For $i=1,2$, let $l_i$ be the length of a diagonal, $\theta_i$ the corresponding dihedral angle, and $A_i,B_i$ the areas of the two faces meeting at this diagonal. Then the following relation holds: $$4l_1^2 l_2^2-(r_1^2+r_3^2-r_2^2-r_4^2)^2=16(A_i^2+B_i^2-2A_iB_i \cos \theta_i).$$ Note that we can express $A_i$ and $B_i$ in terms of $l_i$ and $r_1,r_2,r_3,r_4$ using Heron's formula.
The procedure for changing coordinates is now quite simple. Given $(l_1,\theta_1)$, we can find $l_2$ using the relation for $i=1$ (which is linear in $l_2^2$). Once we have $l_2$, we can find $\theta_2$ using the relation for $i=2$ (which is linear in $\cos \theta_2$).

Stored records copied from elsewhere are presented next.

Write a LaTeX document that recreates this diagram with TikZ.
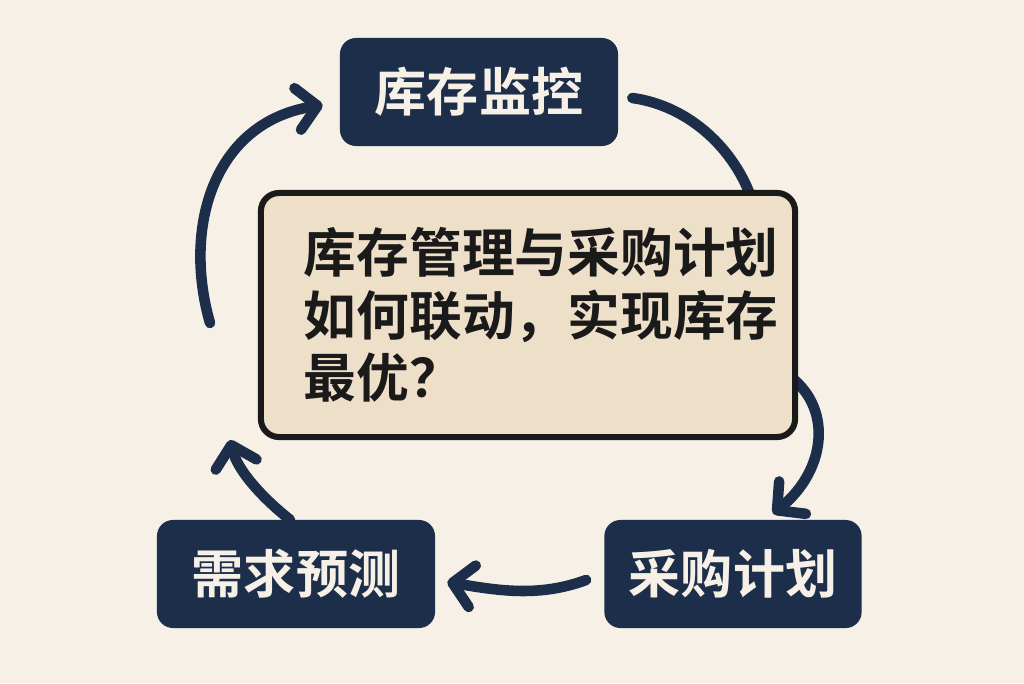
\documentclass[tikz,border=0pt]{standalone}
\usepackage{fontspec}
\usetikzlibrary{arrows.meta,calc}
\newfontfamily\cjk{Noto Sans CJK SC}[BoldFont={Noto Sans CJK SC Bold}]
\definecolor{bg}{HTML}{F6F0E6}
\definecolor{navy}{HTML}{1C2E4A}
\definecolor{sand}{HTML}{EEDFC8}
\definecolor{ink}{HTML}{1A1A1A}

\begin{document}
\begin{tikzpicture}[
            x=0.025cm, y=-0.025cm,
            box/.style={rectangle, rounded corners=0.4cm, fill=navy, text=bg, minimum width=6.95cm, minimum height=2.7cm, font={\cjk\bfseries\fontsize{37pt}{40pt}\selectfont}},
            qbox/.style={rectangle, rounded corners=0.45cm, draw=ink, line width=4.3pt, fill=sand, text=ink, align=left, text width=11.2cm, inner xsep=1.07cm, minimum width=13.35cm, minimum height=6.1cm, font={\cjk\bfseries\fontsize{37.5pt}{44.5pt}\selectfont}},
            arc/.style={draw=navy, line width=7.5pt, line cap=round},
            arr/.style={arc, -{Straight Barb[length=0.5cm, width=1.05cm, round]}}
        ]
        \fill[bg] (0,0) rectangle (1024,683);
        % the three steps
        \node[box] (mon) at (479,92) {库存监控};
        \node[box] (fc) at (296,574) {需求预测};
        \node[box, minimum width=6.43cm] (buy) at (733,574) {采购计划};
        % free ends
        \coordinate (l1) at (210,323);
        \coordinate (b1) at (230,440);
        % cycle arrows
        \draw[arr] (l1) .. controls (182,225) and (215,122) .. ($(mon.west)+(-17,13)$);
        \draw[arc] ($(mon.east)+(14,6)$) .. controls (690,106) and (735,150) .. (752,200);
        \draw[arr] (792,378) .. controls (832,410) and (826,470) .. ($(buy.north)+(40,-6)$);
        \draw[arr] ($(buy.west)+(-18,6)$) .. controls (540,597) and (500,591) .. ($(fc.east)+(12,8)$);
        \draw[arr] ($(fc.north)+(-6,0)$) .. controls (265,500) and (238,472) .. (b1);
        % question in the middle, on top of the arcs
        \node[qbox] (q) at (528,315) {库存管理与采购计划\\如何联动，实现库存\\最优？};
    \end{tikzpicture}
\end{document}
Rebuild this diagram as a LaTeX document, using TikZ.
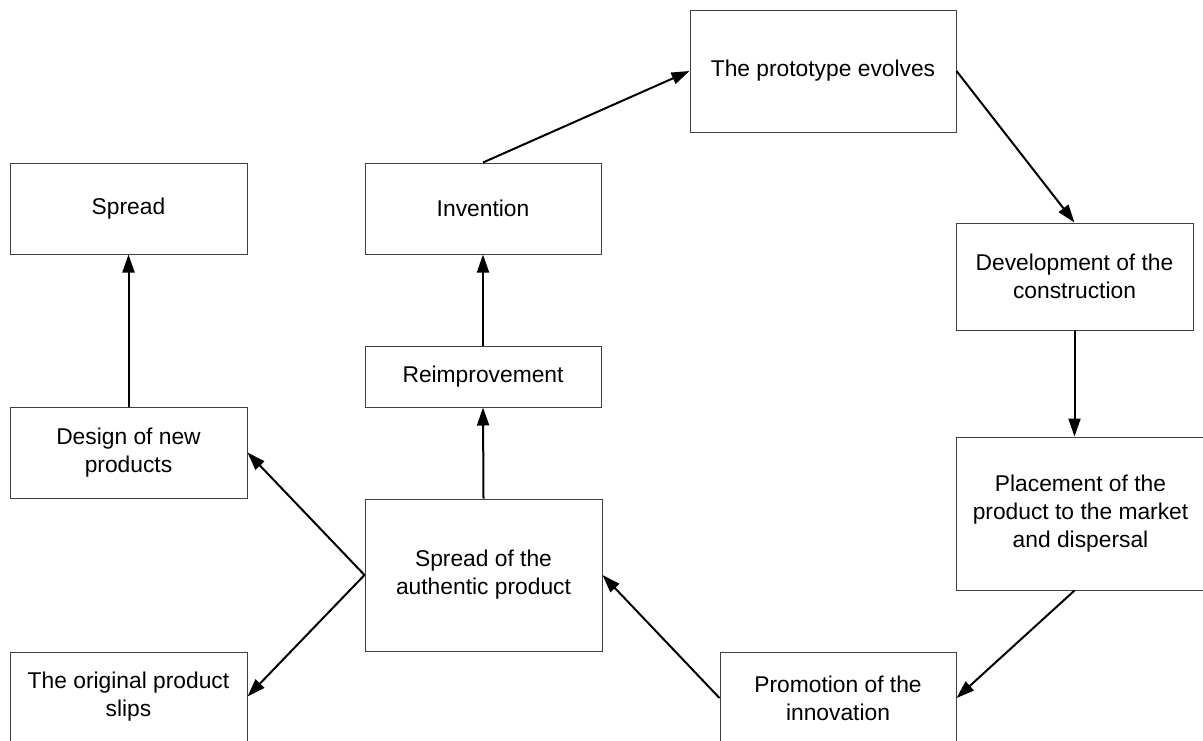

Here is a proof for $i=1$. We will refer to segments with the same labels as their lengths. Let $k_2$ the projection of $l_2$ onto a plane $P_1$ orthogonal to $l_1$. Let $\lambda$ be the angle between the projections of the diagonals onto a mutually parallel plane. Working in this plane, we see that $k_2=l_2 \sin \lambda$. Now working in $P_1$, apply the law of cosines to the triangle whose vertices are the endpoints of $k_2$ and the intersection of $P_1$ and $l_1$. The angle opposite $k_2$ is $\theta_1$, and the two other sides have the same lengths as the altitudes dropped to $l_1$ of the faces with areas $A_1$ and $B_1$, namely $2A_1/l_1$ and $2B_1/l_1$. Hence $$k_2^2=\left(\frac{2A_1}{l_1}\right)^2+\left(\frac{2B_1}{l_1}\right)^2-2\left(\frac{2A_1}{l_1}\right)\left(\frac{2B_1}{l_1}\right)\cos \theta_1.$$
Now just equate the two expressions for $k_2$ and use the fact that $$\sin \lambda = \sqrt{1-\frac{(r_1^2+r_3^2-r_2^2-r_4^2)^2}{4l_1^2l_2^2}},$$ which is well known (see here, for instance).